On 28 April 2025, the game was released and remastered on Steam under Warfare Legacy Collection which includes the sequel and its spin-off campaign.

== Gameplay ==
In Warfare 1917, the player orders soldiers to capture ground and trenches while fighting programmed enemies. In-game units such as the riflemen, machine gunners, assaulters, officers, sharpshooters, and tanks can be used in both the British and German campaigns and custom mode. Support weapons can also be called down upon command, such as artillery, mortar, and mustard gas, but, like other units, must load up first. The game also allows users to set up custom levels.

During either campaign, the player may make use of the nation-specific variants of several units, which are based on actual historical differences between each army. Specialized units enjoy a higher combat proficiency than the standard for that unit, and provide a unique strategic advantage to the player throughout their campaign. Such would include the Sturmtruppen and the Mark IV Tank, among others. The campaigns also provide a historical atmosphere by slowly expanding the player's unit roster over the course of the war based on the historical innovations of the featured armies; regardless of affiliation, the player starts the game with limited options, and unlock new units and fire support with every battle they win, tanks being among the last and available to the British before the Germans.
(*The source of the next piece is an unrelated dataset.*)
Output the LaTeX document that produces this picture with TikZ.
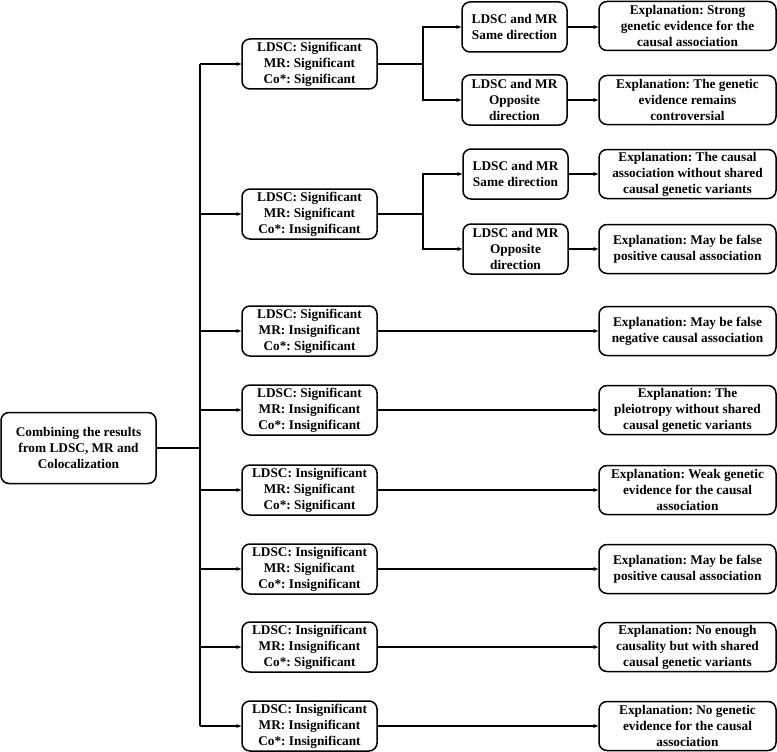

Regardless of game mode, the player is tasked with achieving victory in one of two ways: capturing enough of the enemy's side of the battlefield, or killing off enough enemy units to deplete morale and force a surrender. The criteria for the AI opponent's victory is the same as the player's; should the player fail to stop the advance of opposing troops, or have their army's morale drop to 0%, the AI will win the battle.

== Reception ==
The game generally garnered favorable reviews. The game was given a score of 4.57/5 in Newgrounds.

== Sequel ==
Warfare 1944, a sequel to the game, was later released by ConArtist, featuring the Americans and Germans in the Second World War.